CHAMA-SE «A história de Ao Ge» e está a ser realizado pelo famoso, se bem que ainda jovem, cineasta chinês Zhang Chin. Trata-se de uma adaptação cinematográfica da obra «As alucinações de Ao Ge», da autoria da escritora e também sub-chefe da divisão de suplementos literários do jornal Ou Mun, Lio Chi Heng, e está a ser promovido como mais uma iniciativa para assinalar os dez anos da criação da Região Administrativa Especial de Macau.
O filme, de acordo com o seu realizador, pretende retratar o sentimento dos macaenses durante a transferência de soberania de Macau para a República Popular da China, mas não vai contar com a participação de nenhum dos «filhos da terra».
A polémica começa mesmo aqui. Como pode o filme retratar o sentimento dos macaenses, se estes, segundo referiram as associações ligadas à comunidade, nem sequer foram contactados para participarem no levantamento que antecede qualquer projecto desta natureza? E ainda para mais, com a agravante, como foi veiculado por um jornal local, de o filme nem sequer contar com actores da comunidade que se pretende retratar!
Os papéis principais são representados por um actor de origem hispânica e outro britânico. O papel feminino principal foi confiado a uma actriz chinesa! Um actor macaense foi aos «castings» e foi dispensado porque, de acordo com o realizador, não era suficientemente profissional e não tinha fisionomia «euro-asiática!»
Se um macaense não é a personificação da mistura entre a cultura asiática e europeia (entenda-se, de cariz português, neste caso), – pergunto-me, – quem o será?!
Estamos habituados, ao longo dos anos, a ver iniciativas no campo da promoção das singularidades de Macau, que tinham tudo para ser bem sucedidas, mas que se revelaram um autêntico fracasso.
Quando se vêem projectos como este, – e que são pagos pelos nossos impostos, – servirem os interesses de apenas alguns, é caso para nos sentirmos ofendidos e manifestarmos a nossa indignação.
Dinheiro mal gasto
Este filme é pago – note-se – pelas autoridades de Macau, de Portugal e da China, pelo que entendo deveria servir para dar visibilidade à cultura de Macau e às suas ligações com a tradição portuguesa.
Se consideram que se podem usar actores de Hong Kong para dar visibilidade à cultura singular de Macau, podemos muito bem dizer que nem vale a pena insistir em querermos ser diferentes. Mais vale deixarmos os nossos vizinhos fazer o que bem entendem com aquilo que é nosso.
Em conversa com um ilustre membro da comunidade local, em torno deste tema, referiu-me que, no caso da escolha dos actores, seria o mesmo que ir-mos fazer um filme sobre a cultura mongol das estepes da Ásia Central, servindo-se de actores de Macau!

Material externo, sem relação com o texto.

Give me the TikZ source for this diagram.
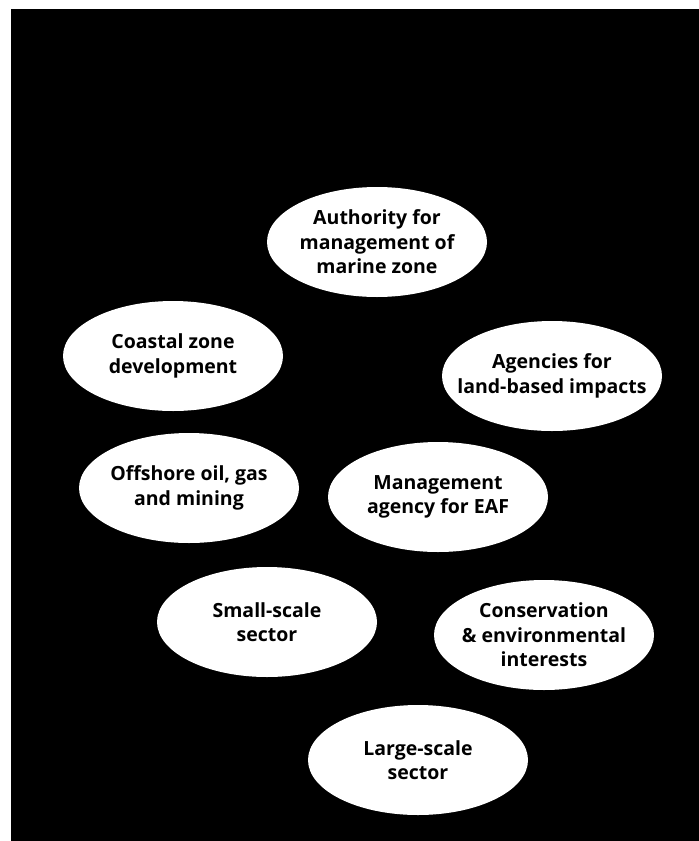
\documentclass[tikz,border=0pt]{standalone}
\usepackage{fontspec}
\setmainfont{Open Sans}
\usetikzlibrary{positioning}
\usetikzlibrary{shapes.geometric}

\begin{document}
\begin{tikzpicture}[x=1pt,y=-1pt,
	zone/.style={ellipse,fill=white,minimum width=220pt,minimum height=110pt,
		inner xsep=-70pt,inner ysep=0pt,align=center,
		font=\fontsize{19.5}{24.5}\selectfont\bfseries}]
	\useasboundingbox (0,0) rectangle (699,841);
	\fill[white] (0,0) rectangle (699,841);
	\fill[black] (11,9) rectangle (699,841);
	\path (377,242) coordinate(c1)
	(173,356) coordinate(c2)
	(552,376) coordinate(c3)
	(189,488) coordinate(c4)
	(438,497) coordinate(c5)
	(267,622) coordinate(c6)
	(544,635) coordinate(c7)
	(418,760) coordinate(c8);
	\node[zone] (auth) at (c1) {Authority for\\management of\\marine zone};
	\node[zone] (coast) at (c2) {Coastal zone\\development};
	\node[zone] (land) at (c3) {Agencies for\\land-based impacts};
	\node[zone] (offshore) at (c4) {Offshore oil, gas\\and mining};
	\node[zone] (eaf) at (c5) {Management\\agency for EAF};
	\node[zone] (small) at (c6) {Small-scale\\sector};
	\node[zone] (conserv) at (c7) {Conservation\\\& environmental\\interests};
	\node[zone] (large) at (c8) {Large-scale\\sector};
	
\end{tikzpicture}
\end{document}
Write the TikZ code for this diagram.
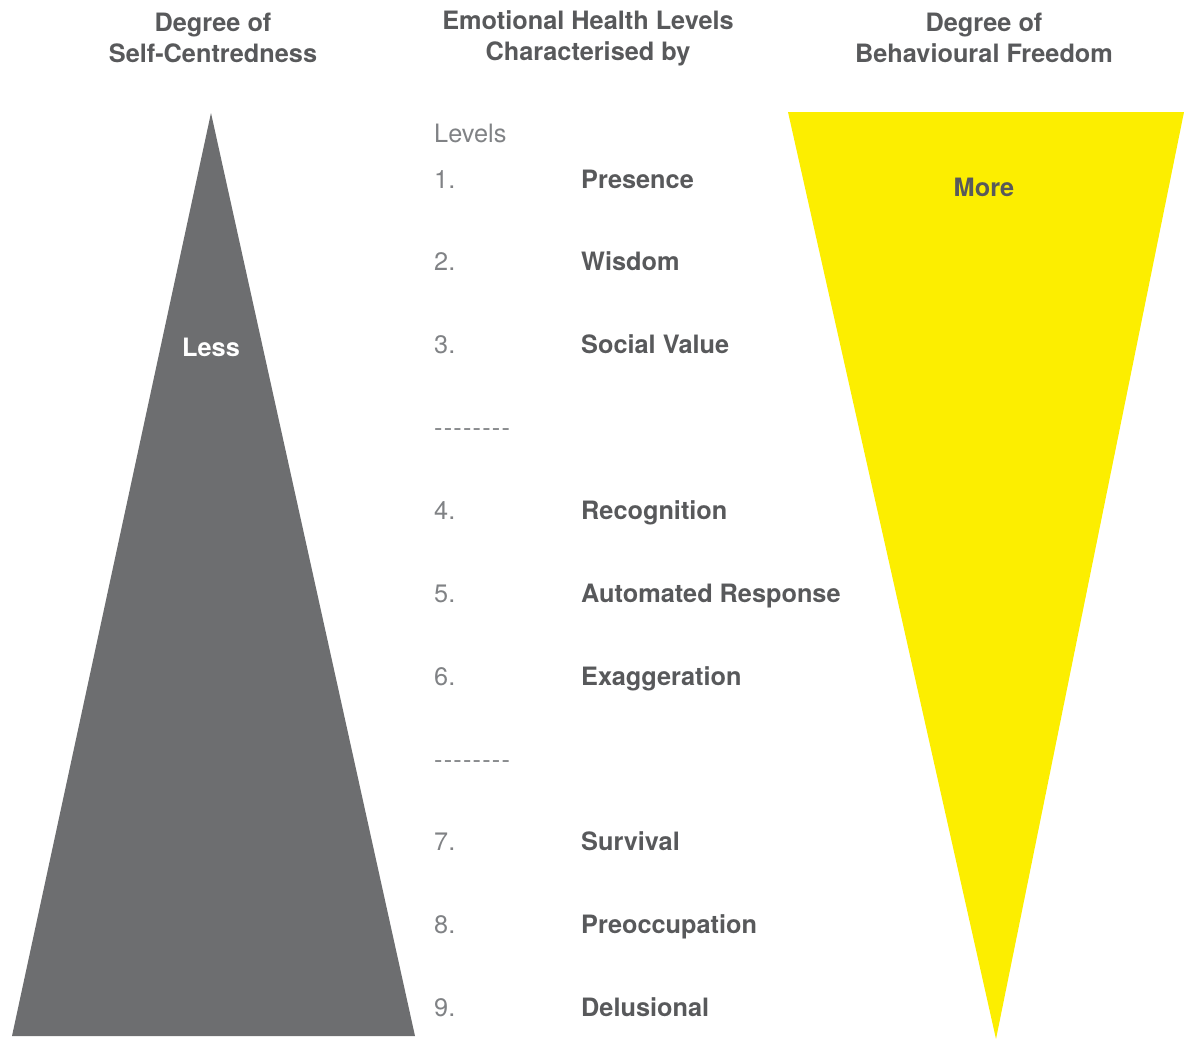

Por muita boa vontade que exista, há aspectos básicos que têm de ser escrupulosamente seguidos. Primeiro, e antes de mais, tem que se entender a cultura singular dos macaenses. Ora isso, só mesmo sendo «da terra» se pode perceber. E mais: para se considerar fidedigno deveriam servir-se de pessoas que conhecem e vivem essa mesma cultura.
A um jornal local, o actor macaense José Pedruco afirmava que não foi escolhido para o filme porque, segundo o realizador, não seria suficientemente profissional, assim como também não reunia as características de um euro-asiático!
Estamos em condições de avançar que, além de José Pedruco, outro membro da comunidade dos filhos da terra foi também abordado para o mesmo fim, mas viu-se obrigado a declinar o convite para protagonista por estar demasiado ocupado com os seus compromissos académicos. As tentativas de encontrar um «macaense» ficaram-se por aqui.
Ao que parece, os produtores contactaram também os «Dóci Papiaçam di Macau» para participarem nas filmagens, mas o seu mentor, Miguel de Senna Fernandes, viu-se obrigado a renunciar devido a estarem, presentemente, demasiado ocupados com a preparação do compromisso que têm anualmente com o Festival de Artes de Macau.
Como me foi explicado, os produtores pretendiam filmar uma cena do protagonista a assistir a uma peça dos «Dóci», mas mesmo isso parece que não vai ser possível porque o contacto foi feito muito em cima da hora, não dando tempo suficiente para se preparem minimamente.